SET PROBLEM: Work through the records below and tally every line containing "this". Reply with the total alone.

SUPPLIED INFORMATION:
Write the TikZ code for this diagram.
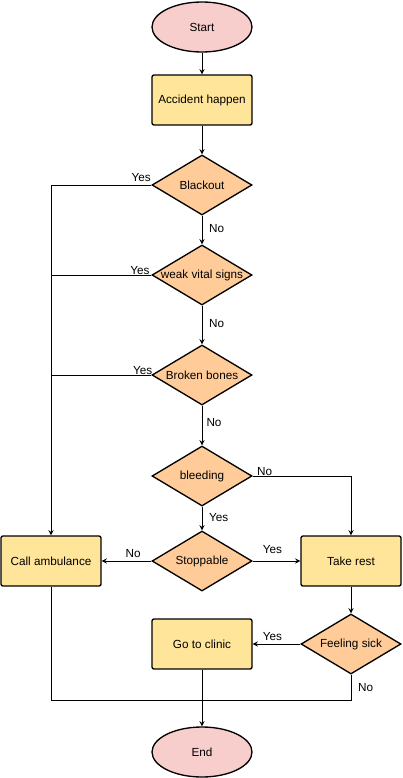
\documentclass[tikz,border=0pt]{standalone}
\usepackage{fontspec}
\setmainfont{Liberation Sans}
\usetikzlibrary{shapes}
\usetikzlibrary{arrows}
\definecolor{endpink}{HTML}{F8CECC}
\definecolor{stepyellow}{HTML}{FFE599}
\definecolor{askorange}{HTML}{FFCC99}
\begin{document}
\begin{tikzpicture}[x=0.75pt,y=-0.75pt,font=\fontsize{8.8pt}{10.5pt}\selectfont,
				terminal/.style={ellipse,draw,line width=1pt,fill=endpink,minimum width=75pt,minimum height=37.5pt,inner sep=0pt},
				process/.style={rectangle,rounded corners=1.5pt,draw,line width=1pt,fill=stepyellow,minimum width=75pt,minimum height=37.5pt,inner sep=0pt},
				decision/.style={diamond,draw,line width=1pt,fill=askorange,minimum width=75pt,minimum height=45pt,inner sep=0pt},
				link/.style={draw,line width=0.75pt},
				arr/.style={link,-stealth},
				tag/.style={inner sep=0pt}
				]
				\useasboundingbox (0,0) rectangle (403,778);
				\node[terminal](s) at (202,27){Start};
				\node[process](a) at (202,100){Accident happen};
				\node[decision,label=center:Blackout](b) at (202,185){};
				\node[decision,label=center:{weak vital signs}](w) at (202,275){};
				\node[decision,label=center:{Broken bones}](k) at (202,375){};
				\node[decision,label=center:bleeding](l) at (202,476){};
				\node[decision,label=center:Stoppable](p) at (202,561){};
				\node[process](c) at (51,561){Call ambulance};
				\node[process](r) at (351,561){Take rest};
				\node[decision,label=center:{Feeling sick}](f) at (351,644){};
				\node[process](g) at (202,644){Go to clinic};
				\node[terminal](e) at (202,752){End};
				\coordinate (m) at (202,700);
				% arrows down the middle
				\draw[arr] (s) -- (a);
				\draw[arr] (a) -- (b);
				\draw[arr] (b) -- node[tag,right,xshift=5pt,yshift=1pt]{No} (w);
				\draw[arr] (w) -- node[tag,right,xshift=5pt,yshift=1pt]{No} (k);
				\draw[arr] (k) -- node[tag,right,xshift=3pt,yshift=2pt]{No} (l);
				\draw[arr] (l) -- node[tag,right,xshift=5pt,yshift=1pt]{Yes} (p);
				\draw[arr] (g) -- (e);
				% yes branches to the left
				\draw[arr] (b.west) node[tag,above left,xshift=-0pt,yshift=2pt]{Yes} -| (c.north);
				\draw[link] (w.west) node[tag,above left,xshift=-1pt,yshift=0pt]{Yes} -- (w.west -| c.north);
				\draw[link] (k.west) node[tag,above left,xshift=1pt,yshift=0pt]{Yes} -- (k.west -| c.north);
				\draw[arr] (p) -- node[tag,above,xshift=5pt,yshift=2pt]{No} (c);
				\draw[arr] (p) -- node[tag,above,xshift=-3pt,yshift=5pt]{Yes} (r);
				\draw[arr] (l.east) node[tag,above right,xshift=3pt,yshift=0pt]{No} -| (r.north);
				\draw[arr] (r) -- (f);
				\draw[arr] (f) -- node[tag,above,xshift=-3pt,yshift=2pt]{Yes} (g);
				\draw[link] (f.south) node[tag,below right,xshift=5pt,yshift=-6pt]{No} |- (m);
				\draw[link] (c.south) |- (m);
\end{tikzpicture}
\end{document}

...

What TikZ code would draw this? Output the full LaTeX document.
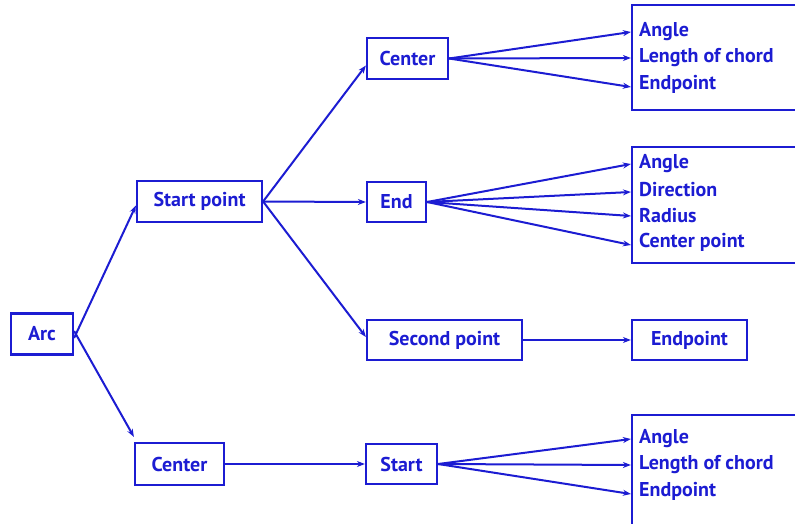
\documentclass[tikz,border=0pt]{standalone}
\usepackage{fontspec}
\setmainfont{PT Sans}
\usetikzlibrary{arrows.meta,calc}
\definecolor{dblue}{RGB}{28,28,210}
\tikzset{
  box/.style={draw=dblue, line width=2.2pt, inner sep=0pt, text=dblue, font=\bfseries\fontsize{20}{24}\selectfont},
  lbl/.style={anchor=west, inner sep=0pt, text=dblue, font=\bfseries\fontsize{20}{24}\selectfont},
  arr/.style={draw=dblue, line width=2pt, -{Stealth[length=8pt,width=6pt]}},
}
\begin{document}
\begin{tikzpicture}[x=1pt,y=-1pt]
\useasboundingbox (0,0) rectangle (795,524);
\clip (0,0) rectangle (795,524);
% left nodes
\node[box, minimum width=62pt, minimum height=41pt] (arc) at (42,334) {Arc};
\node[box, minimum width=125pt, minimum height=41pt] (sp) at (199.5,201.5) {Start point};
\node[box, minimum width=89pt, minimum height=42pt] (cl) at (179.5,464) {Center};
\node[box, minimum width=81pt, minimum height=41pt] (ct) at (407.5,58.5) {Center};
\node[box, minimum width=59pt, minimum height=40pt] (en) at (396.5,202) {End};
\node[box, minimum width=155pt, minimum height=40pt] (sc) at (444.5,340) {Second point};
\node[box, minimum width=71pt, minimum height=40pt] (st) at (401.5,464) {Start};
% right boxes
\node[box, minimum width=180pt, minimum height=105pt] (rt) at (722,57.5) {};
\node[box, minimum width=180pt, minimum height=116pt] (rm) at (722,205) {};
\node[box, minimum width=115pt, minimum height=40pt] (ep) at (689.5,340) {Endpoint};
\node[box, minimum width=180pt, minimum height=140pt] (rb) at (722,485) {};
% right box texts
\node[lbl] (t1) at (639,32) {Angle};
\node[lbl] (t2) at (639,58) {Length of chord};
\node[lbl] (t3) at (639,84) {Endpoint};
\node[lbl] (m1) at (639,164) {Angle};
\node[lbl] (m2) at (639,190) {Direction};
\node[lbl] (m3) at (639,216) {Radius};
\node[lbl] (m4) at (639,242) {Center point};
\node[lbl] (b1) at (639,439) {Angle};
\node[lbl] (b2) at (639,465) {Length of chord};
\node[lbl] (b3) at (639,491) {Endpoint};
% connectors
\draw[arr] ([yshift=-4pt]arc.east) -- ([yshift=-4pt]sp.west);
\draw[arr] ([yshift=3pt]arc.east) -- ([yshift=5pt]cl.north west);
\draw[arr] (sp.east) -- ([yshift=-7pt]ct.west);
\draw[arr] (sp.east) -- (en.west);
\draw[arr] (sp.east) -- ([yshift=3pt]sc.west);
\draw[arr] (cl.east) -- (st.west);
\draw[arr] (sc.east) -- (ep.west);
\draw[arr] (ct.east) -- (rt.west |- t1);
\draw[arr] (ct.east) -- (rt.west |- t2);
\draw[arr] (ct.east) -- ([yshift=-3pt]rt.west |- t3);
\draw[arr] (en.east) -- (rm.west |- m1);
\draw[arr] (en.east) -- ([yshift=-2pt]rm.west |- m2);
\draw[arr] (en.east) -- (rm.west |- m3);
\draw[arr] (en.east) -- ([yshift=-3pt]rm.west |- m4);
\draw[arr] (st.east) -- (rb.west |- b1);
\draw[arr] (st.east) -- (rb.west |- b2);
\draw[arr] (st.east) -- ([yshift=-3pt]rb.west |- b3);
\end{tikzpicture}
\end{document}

EXERCISE ANSWER: 2